What I want to do in this paper is to look more closely into the Boethian position and determine its merit.

Berkeley's Critique of Theological Representationalism, Dr. Theodore M. Cooke (Belmont Abbey College)

The paper deals with William Molyneux's query of whether a man who is born blind but later given sight would be able to distinguish a cube from a sphere using the power of sight alone. I explain why Berkeley's negative response to the question, and his belief in the heterogeneity of tactile and visual perception, should be viewed in the larger context of his attack on theological representationalism, the predominant theological position of Berkeley's Anglo-Irish contemporaries.

The Ecological Ethics of Albert Schweitzer & Jonathan Edwards, Dr.
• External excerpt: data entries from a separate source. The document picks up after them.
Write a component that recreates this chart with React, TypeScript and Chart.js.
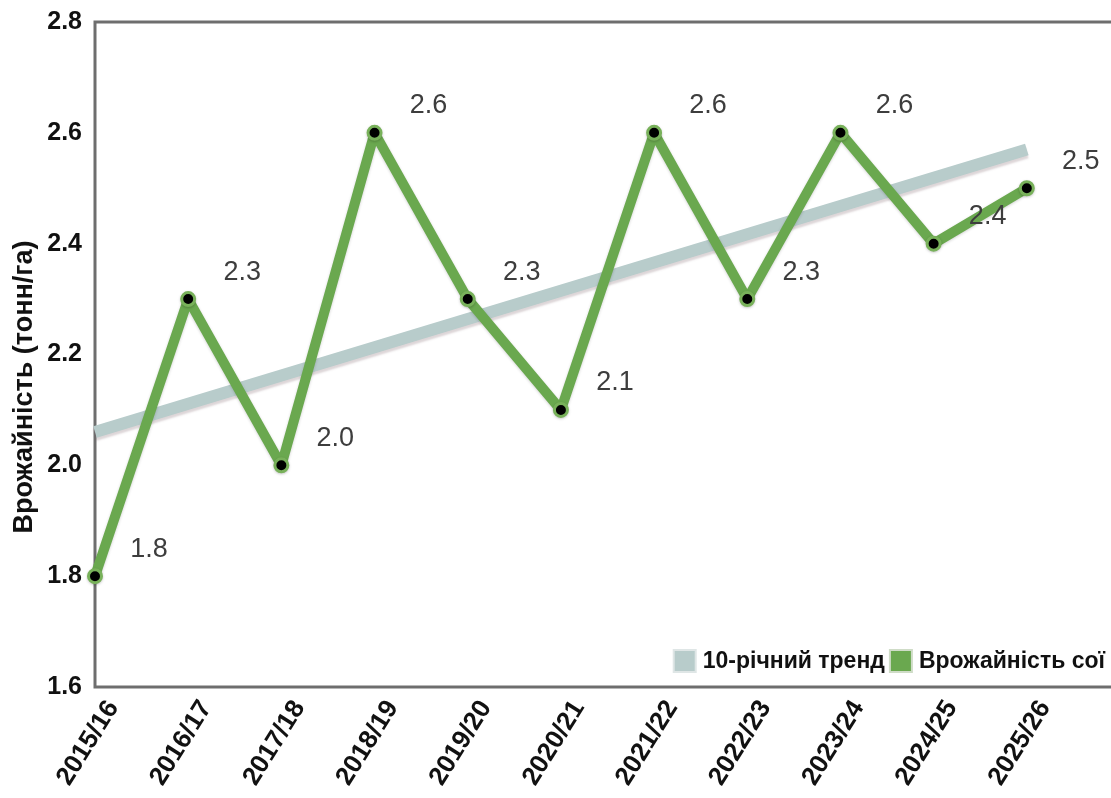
import React, { useEffect, useRef } from "react";
import { Chart, registerables } from "chart.js";

Chart.register(...registerables);

// Marketing years; the trailing blank slot leaves room to the right of the last season.
const seasons = [
  "2015/16", "2016/17", "2017/18", "2018/19", "2019/20", "2020/21",
  "2021/22", "2022/23", "2023/24", "2024/25", "2025/26", "",
];

// Soybean yield, tonnes per hectare
const soyYield = [1.8, 2.3, 2.0, 2.6, 2.3, 2.1, 2.6, 2.3, 2.6, 2.4, 2.5];

// 10-year trend line: start and end values, joined across the gap
const trendYield = [2.06, null, null, null, null, null, null, null, null, null, 2.57];

const yTicks = [1.6, 1.8, 2.0, 2.2, 2.4, 2.6, 2.8];

const yTitle = "Врожайність (тонн/га)";
const trendLabel = "10-річний тренд";
const soyLabel = "Врожайність сої";

const FONT = '"Liberation Sans", Arial, sans-serif';
const GREEN = "#6aa84f";
const TREND = "#b8cccb";
const FRAME = "#6e6e6e";

const CANVAS_W = 1130;
const CANVAS_H = 798;

const framePlugin = {
  id: "frame",
  beforeDatasetsDraw(chart: any) {
    const { ctx, chartArea } = chart;
    ctx.save();
    ctx.strokeStyle = FRAME;
    ctx.lineWidth = 3;
    ctx.strokeRect(chartArea.left, chartArea.top, chartArea.right - chartArea.left, chartArea.bottom - chartArea.top);
    ctx.restore();
  },
};

// Axis title, centred on the full canvas height
const yTitlePlugin = {
  id: "yTitle",
  afterDraw(chart: any) {
    const { ctx, height } = chart;
    ctx.save();
    ctx.translate(25, height / 2 - 12);
    ctx.rotate(-Math.PI / 2);
    ctx.font = `bold 27px ${FONT}`;
    ctx.fillStyle = "#111";
    ctx.textAlign = "center";
    ctx.textBaseline = "middle";
    ctx.fillText(yTitle, 0, 0);
    ctx.restore();
  },
};

const shadowPlugin = {
  id: "lineShadow",
  beforeDatasetDraw(chart: any, args: any) {
    const ctx = chart.ctx;
    ctx.save();
    if (args.index === 1) {
      ctx.shadowColor = "rgba(120, 90, 100, 0.25)";
      ctx.shadowBlur = 2;
      ctx.shadowOffsetY = 3;
    } else {
      ctx.shadowColor = "rgba(0, 0, 0, 0.18)";
      ctx.shadowBlur = 3;
      ctx.shadowOffsetY = 1;
    }
  },
  afterDatasetDraw(chart: any) {
    chart.ctx.restore();
  },
};

const valueLabelPlugin = {
  id: "valueLabels",
  afterDatasetsDraw(chart: any) {
    const { ctx } = chart;
    const meta = chart.getDatasetMeta(0);
    ctx.save();
    ctx.font = `27px ${FONT}`;
    ctx.fillStyle = "#3d3d3d";
    ctx.textAlign = "center";
    ctx.textBaseline = "middle";
    meta.data.forEach((pt: any, i: number) => {
      const v = soyYield[i];
      if (v == null) return;
      ctx.fillText(v.toFixed(1), pt.x + 54, pt.y - 27);
    });
    ctx.restore();
  },
};

const legendPlugin = {
  id: "innerLegend",
  afterDraw(chart: any) {
    const { ctx, chartArea } = chart;
    const items = [
      { text: trendLabel, fill: TREND, edge: "#dfe6e6" },
      { text: soyLabel, fill: GREEN, edge: "#cfdcc7" },
    ];
    ctx.save();
    ctx.font = `bold 23px ${FONT}`;
    ctx.textBaseline = "middle";
    ctx.textAlign = "left";
    const box = 24;
    const gap = 6;
    const widths = items.map((it) => box + gap + ctx.measureText(it.text).width);
    const total = widths.reduce((a, b) => a + b, 0) + 4;
    let x = 1105 - total;
    const cy = chartArea.bottom - 26;
    items.forEach((it, i) => {
      ctx.fillStyle = it.edge;
      ctx.fillRect(x, cy - box / 2, box, box);
      ctx.fillStyle = it.fill;
      ctx.fillRect(x + 2, cy - box / 2 + 2, box - 4, box - 4);
      ctx.fillStyle = "#111";
      ctx.fillText(it.text, x + box + gap, cy + 1);
      x += widths[i] + 4;
    });
    ctx.restore();
  },
};

export default function App() {
  const canvasRef = useRef<HTMLCanvasElement | null>(null);

  useEffect(() => {
    if (!canvasRef.current) return;
    const chart = new Chart(canvasRef.current, {
      type: "line",
      data: {
        labels: seasons,
        datasets: [
          {
            label: soyLabel,
            data: soyYield,
            borderColor: GREEN,
            borderWidth: 10,
            borderJoinStyle: "round",
            borderCapStyle: "round",
            pointRadius: 6.5,
            pointBackgroundColor: "#000",
            pointBorderColor: "#78b15a",
            pointBorderWidth: 3,
            tension: 0,
            order: 0,
          },
          {
            label: trendLabel,
            data: trendYield,
            borderColor: TREND,
            borderWidth: 12,
            pointRadius: 0,
            spanGaps: true,
            borderCapStyle: "butt",
            order: 1,
          },
        ],
      },
      options: {
        animation: false,
        responsive: false,
        devicePixelRatio: 1,
        layout: { padding: { top: 22, right: 10, left: 0, bottom: 0 } },
        plugins: {
          legend: { display: false },
          tooltip: { enabled: false },
        },
        scales: {
          x: {
            type: "category",
            offset: false,
            grid: { display: false, drawTicks: false },
            border: { display: false },
            ticks: {
              autoSkip: false,
              minRotation: 58,
              maxRotation: 58,
              labelOffset: 18,
              padding: 8,
              color: "#111",
              font: { family: FONT, size: 26, weight: "bold" },
            },
            afterFit(scale: any) {
              scale.height = 111;
              scale.paddingLeft = 0;
              scale.paddingRight = 0;
            },
          },
          y: {
            min: 1.6,
            max: 2.8,
            grid: { display: false, drawTicks: false },
            border: { display: false },
            afterBuildTicks(scale: any) {
              scale.ticks = yTicks.map((v) => ({ value: v }));
            },
            ticks: {
              padding: 13,
              color: "#111",
              font: { family: FONT, size: 25, weight: "bold" },
              callback: (v: any) => Number(v).toFixed(1),
            },
            afterFit(scale: any) {
              scale.width = 95;
              scale.paddingTop = 0;
              scale.paddingBottom = 0;
            },
          },
        },
      },
      plugins: [framePlugin, shadowPlugin, valueLabelPlugin, legendPlugin, yTitlePlugin],
    });
    return () => chart.destroy();
  }, []);

  return (
    <div style={{ position: "fixed", left: 0, top: 0, width: 1111, height: 798, overflow: "hidden", background: "#fff" }}>
      <canvas ref={canvasRef} width={CANVAS_W} height={CANVAS_H} style={{ display: "block" }} />
    </div>
  );
}
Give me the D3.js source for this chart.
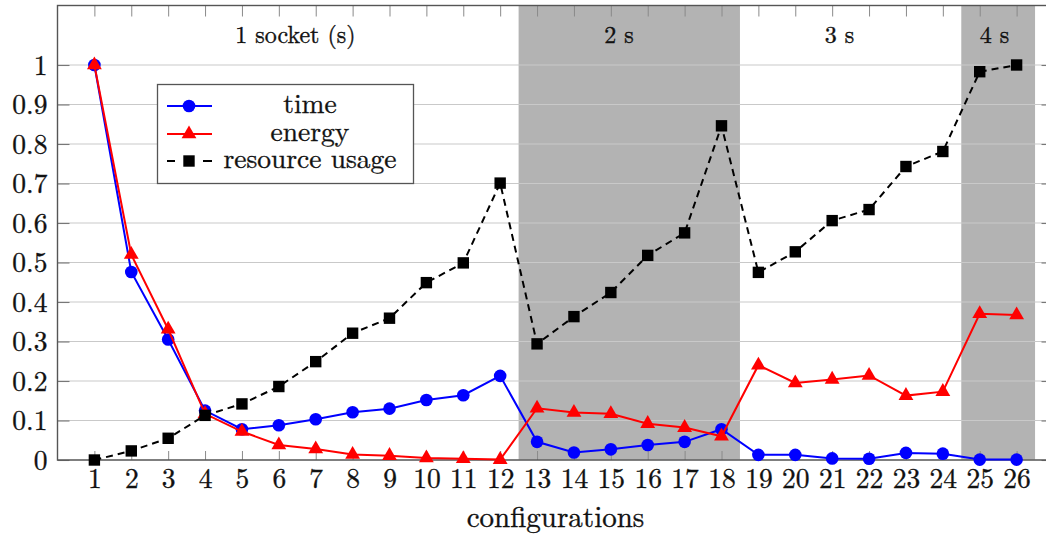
<!DOCTYPE html>
<html>
<head>
<meta charset="utf-8">
<script src="https://cdn.jsdelivr.net/npm/d3@7"></script>
<style>
  html, body { margin: 0; padding: 0; background: #fff; }
  svg { display: block; }
</style>
</head>
<body>
<svg id="chart" width="1046" height="538"></svg>
<script>
// Configurations 1..26
const configs = d3.range(1, 27);

// Normalised metrics per configuration
const timeValues = [1.0, 0.476, 0.305, 0.125, 0.078, 0.088, 0.103, 0.121, 0.130, 0.152, 0.164, 0.213,
  0.046, 0.019, 0.027, 0.038, 0.046, 0.078, 0.013, 0.013, 0.004, 0.003, 0.018, 0.016, 0.001, 0.001];
const energyValues = [1.0, 0.52, 0.331, 0.117, 0.072, 0.038, 0.028, 0.014, 0.011, 0.005, 0.003, 0.001,
  0.131, 0.120, 0.117, 0.092, 0.082, 0.060, 0.240, 0.195, 0.204, 0.214, 0.163, 0.173, 0.370, 0.367];
const resourceValues = [0.0, 0.023, 0.055, 0.113, 0.142, 0.186, 0.249, 0.321, 0.359, 0.449, 0.499, 0.701,
  0.294, 0.363, 0.424, 0.518, 0.575, 0.846, 0.475, 0.527, 0.606, 0.634, 0.743, 0.781, 0.983, 1.0];

// Socket groups: label, label position, shaded span (or null)
const groupLabels = ["1 socket (s)", "2 s", "3 s", "4 s"];
const groupLabelX = [6.45, 15.22, 21.2, 25.4];
const groupSpans = [null, [12.5, 18.5], null, [24.5, 26.5]];

const yTicks = d3.range(0, 11).map(i => i / 10);
const yTickLabels = ["0", "0.1", "0.2", "0.3", "0.4", "0.5", "0.6", "0.7", "0.8", "0.9", "1"];

const seriesNames = ["time", "energy", "resource usage"];

const FONT = "'Latin Modern Roman', 'Liberation Serif', serif";

// Latin Modern is thin on screen; a hairline stroke gives it some body
function textStyle(sel, size) {
  sel.attr("fill", "#111")
    .attr("stroke", "#111")
    .attr("stroke-width", 0.35)
    .style("font-family", FONT)
    .style("font-size", size);
}

const svg = d3.select("#chart");
const plot = { left: 57.5, right: 1053.5, top: 5.5, bottom: 460 };

const x = d3.scaleLinear().domain([0, 27]).range([plot.left, plot.right]);
const y = d3.scaleLinear().domain([0, 1.1506]).range([plot.bottom, plot.top]);

// Shaded socket groups
svg.append("g").selectAll("rect")
  .data(groupSpans.filter(d => d))
  .join("rect")
  .attr("x", d => x(d[0]))
  .attr("y", plot.top)
  .attr("width", d => x(d[1]) - x(d[0]))
  .attr("height", plot.bottom - plot.top)
  .attr("fill", "#b3b3b3");

// Horizontal grid
svg.append("g").selectAll("line")
  .data(yTicks)
  .join("line")
  .attr("x1", plot.left).attr("x2", plot.right)
  .attr("y1", d => y(d)).attr("y2", d => y(d))
  .attr("stroke", "#c9c9c9")
  .attr("stroke-width", 1.1);

// Bottom axis (ticks point inward)
const xAxisB = svg.append("g")
  .attr("transform", `translate(0,${plot.bottom})`)
  .call(d3.axisBottom(x).tickValues(configs).tickFormat(d3.format("d")).tickSizeInner(-9).tickSizeOuter(0));
xAxisB.select(".domain").remove();
xAxisB.selectAll(".tick line").attr("stroke", "#8a8a8a").attr("stroke-width", 1);
xAxisB.selectAll(".tick text")
  .attr("y", 28)
  .attr("dy", 0)
  .call(textStyle, "27.5px");

// Top mirror ticks
const xAxisT = svg.append("g")
  .attr("transform", `translate(0,${plot.top})`)
  .call(d3.axisTop(x).tickValues(configs).tickFormat("").tickSizeInner(-11).tickSizeOuter(0));
xAxisT.select(".domain").remove();
xAxisT.selectAll(".tick line").attr("stroke", "#8a8a8a").attr("stroke-width", 1);

// Left axis
const yAxisL = svg.append("g")
  .attr("transform", `translate(${plot.left},0)`)
  .call(d3.axisLeft(y).tickValues(yTicks).tickFormat((d, i) => yTickLabels[i]).tickSizeInner(-12).tickSizeOuter(0));
yAxisL.select(".domain").remove();
yAxisL.selectAll(".tick line").attr("stroke", "#777").attr("stroke-width", 1.1);
yAxisL.selectAll(".tick text")
  .attr("x", -10)
  .attr("dy", "0.34em")
  .call(textStyle, "27.5px");

// Right mirror ticks
const yAxisR = svg.append("g")
  .attr("transform", `translate(${plot.right},0)`)
  .call(d3.axisRight(y).tickValues(yTicks).tickFormat("").tickSizeInner(-12).tickSizeOuter(0));
yAxisR.select(".domain").remove();
yAxisR.selectAll(".tick line").attr("stroke", "#777").attr("stroke-width", 1.1);

// Frame
svg.append("rect")
  .attr("x", plot.left).attr("y", plot.top)
  .attr("width", plot.right - plot.left).attr("height", plot.bottom - plot.top)
  .attr("fill", "none")
  .attr("stroke", "#555")
  .attr("stroke-width", 1.4);

// Group labels
svg.append("g").selectAll("text")
  .data(groupLabels)
  .join("text")
  .attr("x", (d, i) => x(groupLabelX[i]))
  .attr("y", 43)
  .attr("text-anchor", "middle")
  .call(textStyle, "24px")
  .text(d => d);

// Axis title
svg.append("text")
  .attr("x", (plot.left + plot.right) / 2)
  .attr("y", 527)
  .attr("text-anchor", "middle")
  .call(textStyle, "29px")
  .text("configurations");

// Series
const series = [
  { name: seriesNames[0], values: timeValues, color: "#0000ff", dash: null, symbol: d3.symbolCircle, size: 125 },
  { name: seriesNames[1], values: energyValues, color: "#ff0000", dash: null, symbol: d3.symbolTriangle, size: 95 },
  { name: seriesNames[2], values: resourceValues, color: "#000000", dash: "7,5", symbol: d3.symbolSquare, size: 130 }
];

const line = d3.line()
  .x((d, i) => x(configs[i]))
  .y(d => y(d));

series.forEach(s => {
  const g = svg.append("g");
  g.append("path")
    .datum(s.values)
    .attr("d", line)
    .attr("fill", "none")
    .attr("stroke", s.color)
    .attr("stroke-width", 2)
    .attr("stroke-dasharray", s.dash);
  g.selectAll("path.mark")
    .data(s.values)
    .join("path")
    .attr("class", "mark")
    .attr("d", d3.symbol().type(s.symbol).size(s.size))
    .attr("transform", (d, i) => `translate(${x(configs[i])},${y(d)})`)
    .attr("fill", s.color);
});

// Legend
const legend = svg.append("g");
legend.append("rect")
  .attr("x", 157.5).attr("y", 84.5)
  .attr("width", 256).attr("height", 99)
  .attr("fill", "#fff")
  .attr("stroke", "#555")
  .attr("stroke-width", 1.3);

const rowY = [106, 134, 161];
series.forEach((s, i) => {
  const ry = rowY[i];
  if (s.dash) {
    legend.append("line").attr("x1", 167).attr("x2", 175).attr("y1", ry).attr("y2", ry)
      .attr("stroke", s.color).attr("stroke-width", 2);
    legend.append("line").attr("x1", 203).attr("x2", 212).attr("y1", ry).attr("y2", ry)
      .attr("stroke", s.color).attr("stroke-width", 2);
  } else {
    legend.append("line").attr("x1", 167).attr("x2", 212).attr("y1", ry).attr("y2", ry)
      .attr("stroke", s.color).attr("stroke-width", 2);
  }
  legend.append("path")
    .attr("d", d3.symbol().type(s.symbol).size(s.size))
    .attr("transform", `translate(189,${ry})`)
    .attr("fill", s.color);
  legend.append("text")
    .attr("x", 310)
    .attr("y", ry + 7)
    .attr("text-anchor", "middle")
    .call(textStyle, "27.5px")
    .text(s.name);
});
</script>
</body>
</html>
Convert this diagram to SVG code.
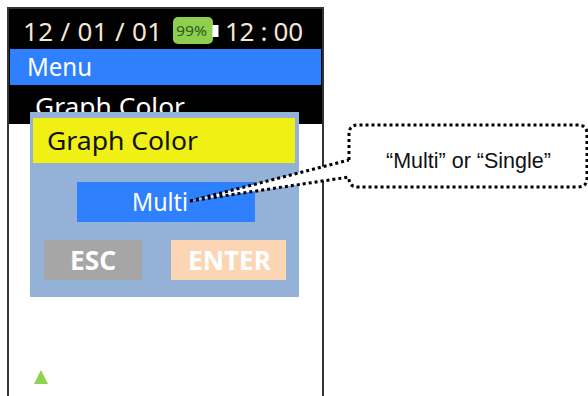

Richard Hall (Fayetteville State University)

This paper compares and contrasts the ethics of two undeservedly neglected moral philosophers in order to show their significance for contemporary moral theory and practice.  Both espoused an agapistic ethics, a form of aretaic or virtue ethics.  For Edwards, the root virtue was benevolence to being, and for Schweitzer it was reverence for life.  Edwards' benevolence to being and Schweitzer's reverence for life are parallel principles though with different metaphysical presuppositions.  Both were critical of traditional ethical theories for being too exclusive, a situation they endeavored to remedy in their own constructive theories which enfranchise many more beings as objects of moral worth than is traditional.  And each formulated his ethical theory in secular terms which means in part that he made no appeal to revelation.  Their normative ethical theories have important implications for contemporary discussions of animal rights (such as those of Peter Singer) and other issues of environmental ethics.